En los inicios de los años 90, cuando nuestro país recuperaba la tan ansiada democracia, se generaba a nivel de la sociedad una suerte de interesante acuerdo colectivo. Si queríamos continuar en la senda democrática, debíamos reformar profundamente la educación.
Esto se refería principalmente al sistema educativo, que había sido claramente cooptado por la dictadura para convertirlo básicamente en una parte más de su plataforma de dominación política.
Esta situación propicia originó un movimiento ciudadano, con consenso político y apoyo técnico internacional que permitió avanzar hacia un proceso de reforma educativa que fue aprobado y entró en vigor a partir del año 1993.
Cuando uno repasa los planteamientos de dicha reforma y la filosofía de la misma, no puede más que estar de acuerdo con la visión y los objetivos superiores que se proponía.
Ahora bien, cuando analizamos los resultados concretos que se han obtenido luego de dos décadas, lo que vemos en términos muy generales es un gran avance en la cobertura educativa, pero con un tremendo déficit en la calidad. En otras palabras, sacrificamos calidad en pos de la cantidad.
La nueva reforma que debemos encarar ahora debe necesariamente estar enfocada en la calidad y esto implica un cambio de enfoque en la forma en que nos planteamos los problemas que enfrenta hoy en día el sistema educativo.
Es una obviedad decir que necesitamos aumentar de manera sostenida y significativa la inversión en educación en nuestro país y ciertamente los indicadores comparativos con otros países en ese sentido nos ubican en una posición de atraso relativo.
Sin embargo, en las condiciones actuales de los sistemas que serían los receptores de eventuales aumentos de recursos financieros, solo replicaremos la lógica de cantidad por sobre la calidad.
Esto ocurre, por ejemplo, con mucha claridad en el tema docente, un pilar absolutamente fundamental para cualquier sistema educativo de calidad.
El sistema de incentivos vigente para los docentes está lejos de buscar y premiar la excelencia y la meritocracia –una lógica de calidad– y se enfoca más bien en la antigüedad –una lógica de cantidad–, la estabilidad y la protección de supuestos derechos adquiridos.

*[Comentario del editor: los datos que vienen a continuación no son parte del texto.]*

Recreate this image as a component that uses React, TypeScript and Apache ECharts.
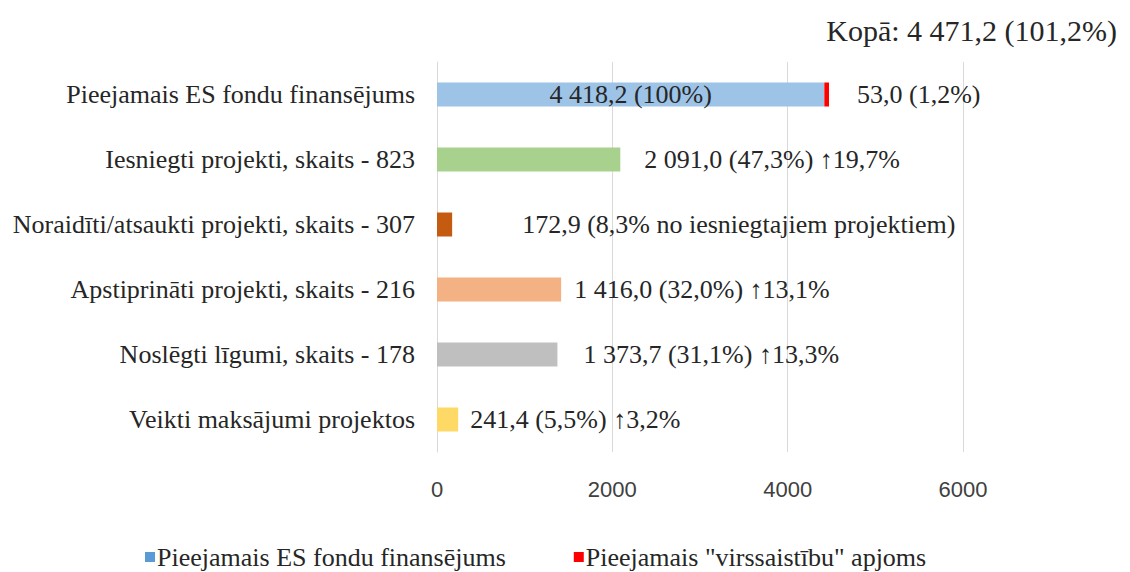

Si las reglas de juego actuales no cambian sustancialmente no será realmente posible convertir más recursos en mejores resultados, que es precisamente lo que debemos buscar cuando se trata de la utilización de recursos públicos escasos. El drama está en que un cambio profundo en estas reglas de juego afecta naturalmente a mucha gente que ha aprendido a manejarse dentro de un esquema determinado que no genera resultados de calidad, pero es lo que se ha venido haciendo desde un buen tiempo, y dichas personas van a generar una enorme resistencia al cambio.
Siempre aparece la opción de hacer los cambios de manera muy gradual y ello parece razonable desde un punto de vista práctico, aunque conlleva el terrible peligro de que solo se generen pequeños retoques, sin cambiar realmente el fondo de la cuestión.
Estas consideraciones no pretenden desconocer la necesidad de aumentar nuestra inversión educativa, pero al mismo tiempo debe encararse con seriedad y decisión una reforma de las condiciones estructurales actuales que no permitirán convertir recursos en resultados.
Más recursos financieros y nuevas condiciones de funcionamiento de los sistemas deben ir de la mano, con una obsesión en la consecución de resultados de calidad.
Las fuerzas de la resistencia solo podrán ser vencidas si logramos de vuelta esa convicción colectiva de que, sin una verdadera educación de calidad, el desarrollo será siempre elusivo.
Las coyunturas internacionales tan favorables que permitieron un fuerte crecimiento de nuestro país en los últimos años han acabado y debemos entender que ahora depende mucho de nuestras propias reformas internas para seguir creciendo. Esta es sin dudas la principal.